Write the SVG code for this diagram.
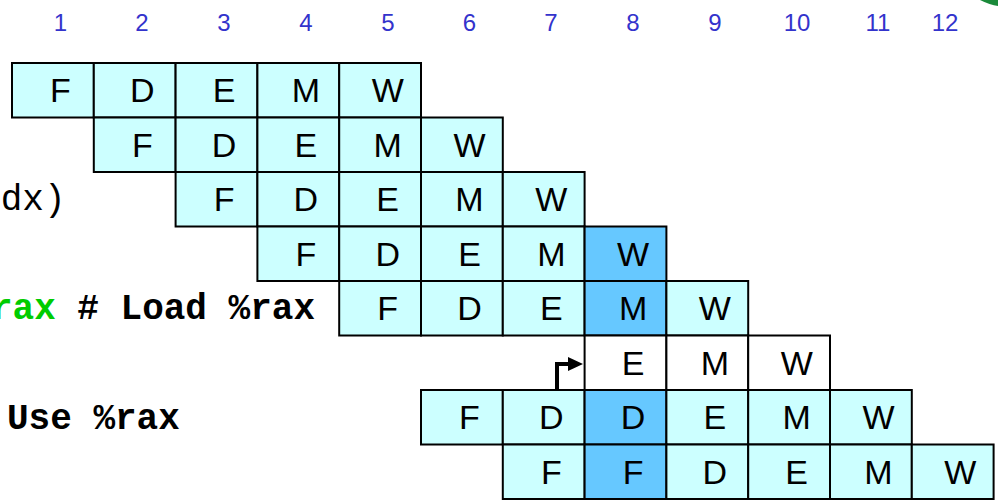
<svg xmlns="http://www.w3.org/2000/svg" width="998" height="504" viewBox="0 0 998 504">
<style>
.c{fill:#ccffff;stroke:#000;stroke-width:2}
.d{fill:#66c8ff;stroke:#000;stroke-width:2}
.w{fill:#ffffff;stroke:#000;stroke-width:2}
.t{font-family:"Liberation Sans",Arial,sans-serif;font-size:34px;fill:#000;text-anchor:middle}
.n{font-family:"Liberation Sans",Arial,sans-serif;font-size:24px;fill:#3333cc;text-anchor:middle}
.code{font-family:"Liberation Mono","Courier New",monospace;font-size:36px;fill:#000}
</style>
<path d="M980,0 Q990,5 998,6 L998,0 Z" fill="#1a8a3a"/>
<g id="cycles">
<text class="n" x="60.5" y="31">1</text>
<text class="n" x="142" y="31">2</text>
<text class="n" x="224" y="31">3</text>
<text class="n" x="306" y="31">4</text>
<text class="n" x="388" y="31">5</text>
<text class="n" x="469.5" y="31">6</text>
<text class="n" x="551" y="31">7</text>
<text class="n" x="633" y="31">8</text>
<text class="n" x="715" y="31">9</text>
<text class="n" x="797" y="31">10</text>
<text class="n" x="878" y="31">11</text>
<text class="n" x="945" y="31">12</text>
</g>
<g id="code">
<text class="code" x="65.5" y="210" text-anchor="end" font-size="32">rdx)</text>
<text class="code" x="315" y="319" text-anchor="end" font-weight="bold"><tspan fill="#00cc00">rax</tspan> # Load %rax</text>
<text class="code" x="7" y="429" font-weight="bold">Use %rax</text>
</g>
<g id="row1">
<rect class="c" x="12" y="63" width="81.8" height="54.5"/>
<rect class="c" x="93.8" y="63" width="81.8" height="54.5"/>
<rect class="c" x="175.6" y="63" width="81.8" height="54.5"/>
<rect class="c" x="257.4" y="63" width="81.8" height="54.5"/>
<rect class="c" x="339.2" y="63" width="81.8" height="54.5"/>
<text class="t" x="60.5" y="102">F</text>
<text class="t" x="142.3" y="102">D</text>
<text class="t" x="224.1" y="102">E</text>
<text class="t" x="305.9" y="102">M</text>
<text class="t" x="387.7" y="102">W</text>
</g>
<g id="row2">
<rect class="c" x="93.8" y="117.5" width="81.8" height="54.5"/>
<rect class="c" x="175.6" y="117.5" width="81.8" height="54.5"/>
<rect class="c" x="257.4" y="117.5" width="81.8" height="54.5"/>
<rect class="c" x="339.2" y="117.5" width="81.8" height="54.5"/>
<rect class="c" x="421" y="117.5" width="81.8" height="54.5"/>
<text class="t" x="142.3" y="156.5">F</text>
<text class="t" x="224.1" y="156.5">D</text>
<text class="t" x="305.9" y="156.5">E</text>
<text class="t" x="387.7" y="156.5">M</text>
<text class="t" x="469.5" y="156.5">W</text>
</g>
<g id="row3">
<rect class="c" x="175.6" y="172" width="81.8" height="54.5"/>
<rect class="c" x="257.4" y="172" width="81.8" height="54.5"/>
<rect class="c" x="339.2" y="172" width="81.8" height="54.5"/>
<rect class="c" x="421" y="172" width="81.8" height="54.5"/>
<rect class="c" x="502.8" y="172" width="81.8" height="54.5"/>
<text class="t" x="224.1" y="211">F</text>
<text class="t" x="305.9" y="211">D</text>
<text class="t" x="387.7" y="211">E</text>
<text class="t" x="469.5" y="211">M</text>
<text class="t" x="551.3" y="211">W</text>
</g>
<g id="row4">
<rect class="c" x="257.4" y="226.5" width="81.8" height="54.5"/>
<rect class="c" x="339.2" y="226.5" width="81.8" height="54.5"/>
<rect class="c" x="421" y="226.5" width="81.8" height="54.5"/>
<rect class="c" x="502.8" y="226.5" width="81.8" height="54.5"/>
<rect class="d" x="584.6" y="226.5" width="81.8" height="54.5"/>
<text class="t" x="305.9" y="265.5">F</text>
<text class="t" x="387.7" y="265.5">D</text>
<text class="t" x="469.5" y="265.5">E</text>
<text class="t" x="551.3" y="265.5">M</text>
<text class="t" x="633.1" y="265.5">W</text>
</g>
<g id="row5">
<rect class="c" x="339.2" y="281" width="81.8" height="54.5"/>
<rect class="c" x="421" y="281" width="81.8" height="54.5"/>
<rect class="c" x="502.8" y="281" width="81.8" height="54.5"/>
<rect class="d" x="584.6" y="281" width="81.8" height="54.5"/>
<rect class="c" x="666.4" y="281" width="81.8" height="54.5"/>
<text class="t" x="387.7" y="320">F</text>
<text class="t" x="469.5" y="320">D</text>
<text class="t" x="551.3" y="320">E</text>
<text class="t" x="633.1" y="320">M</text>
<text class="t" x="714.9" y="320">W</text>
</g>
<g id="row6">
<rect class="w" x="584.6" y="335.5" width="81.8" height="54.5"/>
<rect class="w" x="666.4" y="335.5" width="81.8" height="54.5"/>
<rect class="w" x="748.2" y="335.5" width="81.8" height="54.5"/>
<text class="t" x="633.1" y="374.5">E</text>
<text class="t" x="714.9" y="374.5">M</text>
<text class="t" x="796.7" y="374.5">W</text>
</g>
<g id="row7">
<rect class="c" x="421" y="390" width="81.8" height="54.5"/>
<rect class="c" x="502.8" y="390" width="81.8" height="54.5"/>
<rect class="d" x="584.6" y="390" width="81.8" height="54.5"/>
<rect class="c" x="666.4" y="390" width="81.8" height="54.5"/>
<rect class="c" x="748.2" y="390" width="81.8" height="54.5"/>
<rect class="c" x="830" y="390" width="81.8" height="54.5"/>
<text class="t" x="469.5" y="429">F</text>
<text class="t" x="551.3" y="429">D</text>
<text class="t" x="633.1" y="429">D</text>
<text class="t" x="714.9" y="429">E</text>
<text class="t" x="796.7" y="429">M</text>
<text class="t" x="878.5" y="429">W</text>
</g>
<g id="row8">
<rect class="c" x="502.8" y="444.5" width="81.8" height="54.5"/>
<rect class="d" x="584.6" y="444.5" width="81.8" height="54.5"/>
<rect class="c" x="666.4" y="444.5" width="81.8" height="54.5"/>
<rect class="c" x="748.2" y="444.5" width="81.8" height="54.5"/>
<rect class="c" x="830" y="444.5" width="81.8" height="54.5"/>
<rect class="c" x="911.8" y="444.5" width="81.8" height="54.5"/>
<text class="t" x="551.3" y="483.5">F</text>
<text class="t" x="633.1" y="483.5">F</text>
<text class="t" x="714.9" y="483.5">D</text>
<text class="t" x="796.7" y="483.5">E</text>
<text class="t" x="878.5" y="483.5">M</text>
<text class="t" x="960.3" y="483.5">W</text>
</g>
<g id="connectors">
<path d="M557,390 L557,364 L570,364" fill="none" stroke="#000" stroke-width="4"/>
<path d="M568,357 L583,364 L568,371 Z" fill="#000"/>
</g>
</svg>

WORK INSTRUCTIONS:
Write out the whole listing exactly, and drop the pictures.

ANSWER TO THE TASK:
Write the SVG code for this diagram.
<svg xmlns="http://www.w3.org/2000/svg" width="998" height="504" viewBox="0 0 998 504">
<style>
.c{fill:#ccffff;stroke:#000;stroke-width:2}
.d{fill:#66c8ff;stroke:#000;stroke-width:2}
.w{fill:#ffffff;stroke:#000;stroke-width:2}
.t{font-family:"Liberation Sans",Arial,sans-serif;font-size:34px;fill:#000;text-anchor:middle}
.n{font-family:"Liberation Sans",Arial,sans-serif;font-size:24px;fill:#3333cc;text-anchor:middle}
.code{font-family:"Liberation Mono","Courier New",monospace;font-size:36px;fill:#000}
</style>
<path d="M980,0 Q990,5 998,6 L998,0 Z" fill="#1a8a3a"/>
<g id="cycles">
<text class="n" x="60.5" y="31">1</text>
<text class="n" x="142" y="31">2</text>
<text class="n" x="224" y="31">3</text>
<text class="n" x="306" y="31">4</text>
<text class="n" x="388" y="31">5</text>
<text class="n" x="469.5" y="31">6</text>
<text class="n" x="551" y="31">7</text>
<text class="n" x="633" y="31">8</text>
<text class="n" x="715" y="31">9</text>
<text class="n" x="797" y="31">10</text>
<text class="n" x="878" y="31">11</text>
<text class="n" x="945" y="31">12</text>
</g>
<g id="code">
<text class="code" x="65.5" y="210" text-anchor="end" font-size="32">rdx)</text>
<text class="code" x="315" y="319" text-anchor="end" font-weight="bold"><tspan fill="#00cc00">rax</tspan> # Load %rax</text>
<text class="code" x="7" y="429" font-weight="bold">Use %rax</text>
</g>
<g id="row1">
<rect class="c" x="12" y="63" width="81.8" height="54.5"/>
<rect class="c" x="93.8" y="63" width="81.8" height="54.5"/>
<rect class="c" x="175.6" y="63" width="81.8" height="54.5"/>
<rect class="c" x="257.4" y="63" width="81.8" height="54.5"/>
<rect class="c" x="339.2" y="63" width="81.8" height="54.5"/>
<text class="t" x="60.5" y="102">F</text>
<text class="t" x="142.3" y="102">D</text>
<text class="t" x="224.1" y="102">E</text>
<text class="t" x="305.9" y="102">M</text>
<text class="t" x="387.7" y="102">W</text>
</g>
<g id="row2">
<rect class="c" x="93.8" y="117.5" width="81.8" height="54.5"/>
<rect class="c" x="175.6" y="117.5" width="81.8" height="54.5"/>
<rect class="c" x="257.4" y="117.5" width="81.8" height="54.5"/>
<rect class="c" x="339.2" y="117.5" width="81.8" height="54.5"/>
<rect class="c" x="421" y="117.5" width="81.8" height="54.5"/>
<text class="t" x="142.3" y="156.5">F</text>
<text class="t" x="224.1" y="156.5">D</text>
<text class="t" x="305.9" y="156.5">E</text>
<text class="t" x="387.7" y="156.5">M</text>
<text class="t" x="469.5" y="156.5">W</text>
</g>
<g id="row3">
<rect class="c" x="175.6" y="172" width="81.8" height="54.5"/>
<rect class="c" x="257.4" y="172" width="81.8" height="54.5"/>
<rect class="c" x="339.2" y="172" width="81.8" height="54.5"/>
<rect class="c" x="421" y="172" width="81.8" height="54.5"/>
<rect class="c" x="502.8" y="172" width="81.8" height="54.5"/>
<text class="t" x="224.1" y="211">F</text>
<text class="t" x="305.9" y="211">D</text>
<text class="t" x="387.7" y="211">E</text>
<text class="t" x="469.5" y="211">M</text>
<text class="t" x="551.3" y="211">W</text>
</g>
<g id="row4">
<rect class="c" x="257.4" y="226.5" width="81.8" height="54.5"/>
<rect class="c" x="339.2" y="226.5" width="81.8" height="54.5"/>
<rect class="c" x="421" y="226.5" width="81.8" height="54.5"/>
<rect class="c" x="502.8" y="226.5" width="81.8" height="54.5"/>
<rect class="d" x="584.6" y="226.5" width="81.8" height="54.5"/>
<text class="t" x="305.9" y="265.5">F</text>
<text class="t" x="387.7" y="265.5">D</text>
<text class="t" x="469.5" y="265.5">E</text>
<text class="t" x="551.3" y="265.5">M</text>
<text class="t" x="633.1" y="265.5">W</text>
</g>
<g id="row5">
<rect class="c" x="339.2" y="281" width="81.8" height="54.5"/>
<rect class="c" x="421" y="281" width="81.8" height="54.5"/>
<rect class="c" x="502.8" y="281" width="81.8" height="54.5"/>
<rect class="d" x="584.6" y="281" width="81.8" height="54.5"/>
<rect class="c" x="666.4" y="281" width="81.8" height="54.5"/>
<text class="t" x="387.7" y="320">F</text>
<text class="t" x="469.5" y="320">D</text>
<text class="t" x="551.3" y="320">E</text>
<text class="t" x="633.1" y="320">M</text>
<text class="t" x="714.9" y="320">W</text>
</g>
<g id="row6">
<rect class="w" x="584.6" y="335.5" width="81.8" height="54.5"/>
<rect class="w" x="666.4" y="335.5" width="81.8" height="54.5"/>
<rect class="w" x="748.2" y="335.5" width="81.8" height="54.5"/>
<text class="t" x="633.1" y="374.5">E</text>
<text class="t" x="714.9" y="374.5">M</text>
<text class="t" x="796.7" y="374.5">W</text>
</g>
<g id="row7">
<rect class="c" x="421" y="390" width="81.8" height="54.5"/>
<rect class="c" x="502.8" y="390" width="81.8" height="54.5"/>
<rect class="d" x="584.6" y="390" width="81.8" height="54.5"/>
<rect class="c" x="666.4" y="390" width="81.8" height="54.5"/>
<rect class="c" x="748.2" y="390" width="81.8" height="54.5"/>
<rect class="c" x="830" y="390" width="81.8" height="54.5"/>
<text class="t" x="469.5" y="429">F</text>
<text class="t" x="551.3" y="429">D</text>
<text class="t" x="633.1" y="429">D</text>
<text class="t" x="714.9" y="429">E</text>
<text class="t" x="796.7" y="429">M</text>
<text class="t" x="878.5" y="429">W</text>
</g>
<g id="row8">
<rect class="c" x="502.8" y="444.5" width="81.8" height="54.5"/>
<rect class="d" x="584.6" y="444.5" width="81.8" height="54.5"/>
<rect class="c" x="666.4" y="444.5" width="81.8" height="54.5"/>
<rect class="c" x="748.2" y="444.5" width="81.8" height="54.5"/>
<rect class="c" x="830" y="444.5" width="81.8" height="54.5"/>
<rect class="c" x="911.8" y="444.5" width="81.8" height="54.5"/>
<text class="t" x="551.3" y="483.5">F</text>
<text class="t" x="633.1" y="483.5">F</text>
<text class="t" x="714.9" y="483.5">D</text>
<text class="t" x="796.7" y="483.5">E</text>
<text class="t" x="878.5" y="483.5">M</text>
<text class="t" x="960.3" y="483.5">W</text>
</g>
<g id="connectors">
<path d="M557,390 L557,364 L570,364" fill="none" stroke="#000" stroke-width="4"/>
<path d="M568,357 L583,364 L568,371 Z" fill="#000"/>
</g>
</svg>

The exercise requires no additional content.